His methods are not always subtle. "Don't worry if you can't get through this, it's all good," he reassures 19-year-old Lucy, one of the few women on the course, during a parachute-folding exercise in week one. "You've got a good excuse: you're a chick."
Lucy stands up and delivers an important PSA (circa 1997): "Chicks can do anything."
"Teaching the way I'm teaching," Paul reflects, "you run the risk of losing the class."
Later in the first episode, he hauls Lucy and her mate Paige into his office for a bollocking after finding out they got rat-arsed drunk the night before. He concludes his talk by telling the pair to "put some leggings on", because "you've got child boys round there swarming around yous, like flies round shit".

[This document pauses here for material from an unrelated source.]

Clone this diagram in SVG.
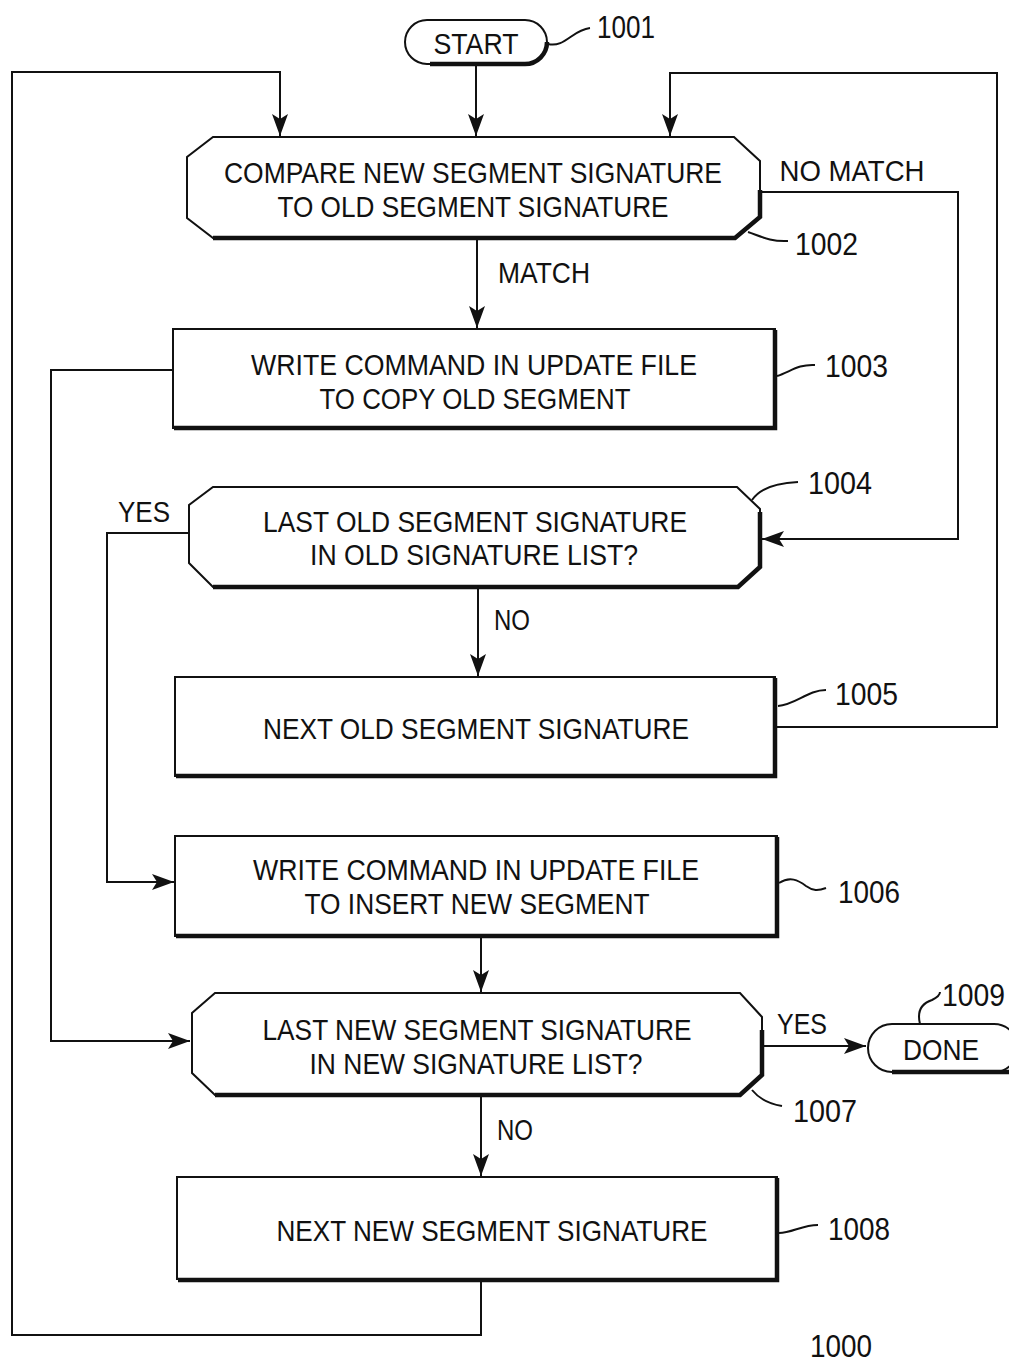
<svg xmlns="http://www.w3.org/2000/svg" width="1009" height="1363" viewBox="0 0 1009 1363">
<style>
.s{fill:#fff;stroke:#111;stroke-width:2}
.sh{fill:none;stroke:#111;stroke-width:4.5;stroke-linejoin:miter}
.c{fill:none;stroke:#111;stroke-width:2}
.t{font-family:"Liberation Sans",Arial,sans-serif;font-size:30px;fill:#111;text-anchor:middle}
.n{font-family:"Liberation Sans",Arial,sans-serif;font-size:31px;fill:#111}
</style>
<defs>
<marker id="ah" markerUnits="userSpaceOnUse" markerWidth="22" markerHeight="16" refX="22" refY="8" orient="auto">
<path d="M0,0 L22,8 L0,16 L5,8 Z" fill="#111"/>
</marker>
</defs>
<rect width="1009" height="1363" fill="#fff"/>

<g id="connectors">
<path class="c" d="M476,64 V136" marker-end="url(#ah)"/>
<path class="c" d="M481,1281 V1335 H12 V72 H280 V136" marker-end="url(#ah)"/>
<path class="c" d="M776,727 H997 V73 H670 V136" marker-end="url(#ah)"/>
<path class="c" d="M760,192 H958 V539 H762" marker-end="url(#ah)"/>
<path class="c" d="M477,239 V328" marker-end="url(#ah)"/>
<path class="c" d="M173,370 H51 V1041 H190" marker-end="url(#ah)"/>
<path class="c" d="M189,533 H107 V882 H174" marker-end="url(#ah)"/>
<path class="c" d="M478,588 V676" marker-end="url(#ah)"/>
<path class="c" d="M481,938 V992" marker-end="url(#ah)"/>
<path class="c" d="M762,1046 H866" marker-end="url(#ah)"/>
<path class="c" d="M481,1096 V1176" marker-end="url(#ah)"/>
</g>

<g id="n1001">
<rect class="s" x="405" y="20" width="142" height="44" rx="22"/>
<path class="sh" d="M547,42 A22,22 0 0 1 525,64 H430"/>
<text class="t" x="476" y="54" font-size="32" textLength="85" lengthAdjust="spacingAndGlyphs">START</text>
<path class="c" d="M548,44 C565,48 572,30 590,28"/>
<text class="n" x="597" y="38" textLength="58" lengthAdjust="spacingAndGlyphs">1001</text>
</g>

<g id="n1002">
<path class="s" d="M213,137 H734 L760,161 V217 L735,238 H213 L187,218 V157 Z"/>
<path class="sh" d="M760,190 V217 L735,238 H213"/>
<text class="t" x="473" y="183" textLength="498" lengthAdjust="spacingAndGlyphs">COMPARE NEW SEGMENT SIGNATURE</text>
<text class="t" x="473" y="217" textLength="391" lengthAdjust="spacingAndGlyphs">TO OLD SEGMENT SIGNATURE</text>
<text class="t" x="852" y="181" textLength="145" lengthAdjust="spacingAndGlyphs">NO MATCH</text>
<path class="c" d="M748,232 C760,236 770,242 788,241"/>
<text class="n" x="795" y="255" textLength="63" lengthAdjust="spacingAndGlyphs">1002</text>
<text class="t" x="544" y="283" textLength="92" lengthAdjust="spacingAndGlyphs">MATCH</text>
</g>

<g id="n1003">
<rect class="s" x="173" y="329" width="602" height="99"/>
<path class="sh" d="M775,330 V428 H174"/>
<text class="t" x="474" y="375" textLength="446" lengthAdjust="spacingAndGlyphs">WRITE COMMAND IN UPDATE FILE</text>
<text class="t" x="475" y="409" textLength="311" lengthAdjust="spacingAndGlyphs">TO COPY OLD SEGMENT</text>
<path class="c" d="M777,376 C790,372 798,364 815,365"/>
<text class="n" x="825" y="377" textLength="63" lengthAdjust="spacingAndGlyphs">1003</text>
</g>

<g id="n1004">
<path class="s" d="M213,487 H737 L760,509 V567 L738,587 H213 L189,563 V505 Z"/>
<path class="sh" d="M760,512 V567 L738,587 H213"/>
<text class="t" x="475" y="532" textLength="424" lengthAdjust="spacingAndGlyphs">LAST OLD SEGMENT SIGNATURE</text>
<text class="t" x="474" y="565" textLength="328" lengthAdjust="spacingAndGlyphs">IN OLD SIGNATURE LIST?</text>
<path class="c" d="M752,500 C760,488 775,483 798,482"/>
<text class="n" x="808" y="494" textLength="64" lengthAdjust="spacingAndGlyphs">1004</text>
<text class="t" x="144" y="522" textLength="52" lengthAdjust="spacingAndGlyphs">YES</text>
<text class="t" x="512" y="630" textLength="36" lengthAdjust="spacingAndGlyphs">NO</text>
</g>

<g id="n1005">
<rect class="s" x="175" y="677" width="600" height="99"/>
<path class="sh" d="M775,678 V776 H176"/>
<text class="t" x="476" y="739" textLength="426" lengthAdjust="spacingAndGlyphs">NEXT OLD SEGMENT SIGNATURE</text>
<path class="c" d="M778,706 C795,705 808,690 826,690"/>
<text class="n" x="835" y="705" textLength="63" lengthAdjust="spacingAndGlyphs">1005</text>
</g>

<g id="n1006">
<rect class="s" x="175" y="836" width="602" height="100"/>
<path class="sh" d="M777,837 V936 H176"/>
<text class="t" x="476" y="880" textLength="446" lengthAdjust="spacingAndGlyphs">WRITE COMMAND IN UPDATE FILE</text>
<text class="t" x="477" y="914" textLength="345" lengthAdjust="spacingAndGlyphs">TO INSERT NEW SEGMENT</text>
<path class="c" d="M779,883 C790,876 798,880 806,886 C813,891 818,891 826,888"/>
<text class="n" x="838" y="903" textLength="62" lengthAdjust="spacingAndGlyphs">1006</text>
</g>

<g id="n1007">
<path class="s" d="M215,993 H740 L762,1017 V1075 L740,1095 H215 L192,1073 V1013 Z"/>
<path class="sh" d="M762,1030 V1075 L740,1095 H215"/>
<text class="t" x="477" y="1040" textLength="429" lengthAdjust="spacingAndGlyphs">LAST NEW SEGMENT SIGNATURE</text>
<text class="t" x="476" y="1074" textLength="333" lengthAdjust="spacingAndGlyphs">IN NEW SIGNATURE LIST?</text>
<path class="c" d="M752,1090 C760,1100 770,1104 782,1106"/>
<text class="n" x="793" y="1122" textLength="64" lengthAdjust="spacingAndGlyphs">1007</text>
<text class="t" x="802" y="1034" textLength="50" lengthAdjust="spacingAndGlyphs">YES</text>
<text class="t" x="515" y="1140" textLength="36" lengthAdjust="spacingAndGlyphs">NO</text>
</g>

<g id="n1009">
<rect class="s" x="868" y="1024" width="150" height="48" rx="24"/>
<path class="sh" d="M1009,1072 H892"/>
<text class="t" x="941" y="1060" font-size="32" textLength="76" lengthAdjust="spacingAndGlyphs">DONE</text>
<path class="c" d="M920,1024 C917,1012 920,1004 932,1000 C938,997 940,994 940,992"/>
<text class="n" x="942" y="1006" textLength="63" lengthAdjust="spacingAndGlyphs">1009</text>
</g>

<g id="n1008">
<rect class="s" x="177" y="1177" width="600" height="102"/>
<path class="sh" d="M777,1178 V1280 H178"/>
<text class="t" x="492" y="1241" textLength="431" lengthAdjust="spacingAndGlyphs">NEXT NEW SEGMENT SIGNATURE</text>
<path class="c" d="M779,1233 C792,1233 802,1225 818,1225"/>
<text class="n" x="828" y="1240" textLength="62" lengthAdjust="spacingAndGlyphs">1008</text>
</g>

<g id="label1000">
<text class="n" x="810" y="1357" textLength="62" lengthAdjust="spacingAndGlyphs">1000</text>
</g>
</svg>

The line between "testing mental fortitude" and simply "being a dick" can be a blurry one sometimes. Maybe the line between "incredible TV talent" and "actually a bit unhinged" is a blurry one here too. Paul is a complex character.
So too are the dozen students the series is following – none of whom quite fit the classic adrenalin junkie archetype quite the way you expect. R.J. has come from China to prove to her parents she can be something other than an accountant. "I'm terrified of skydiving," admits Maddie, who's come from Canada to face down her biggest fear. Caspar is a home-schooled 18-year-old robotics genius from South Auckland looking to upskill for a career as a stuntman.
"I've been in this game long enough to witness a few fatalities," Paul tells them all during a typically chilled-out classroom session in week one. "It's never good."
By the end of episode one, High School's drama and personalities have already been firmly established. Imagine how good it's going to get by the time they start actually jumping out of planes.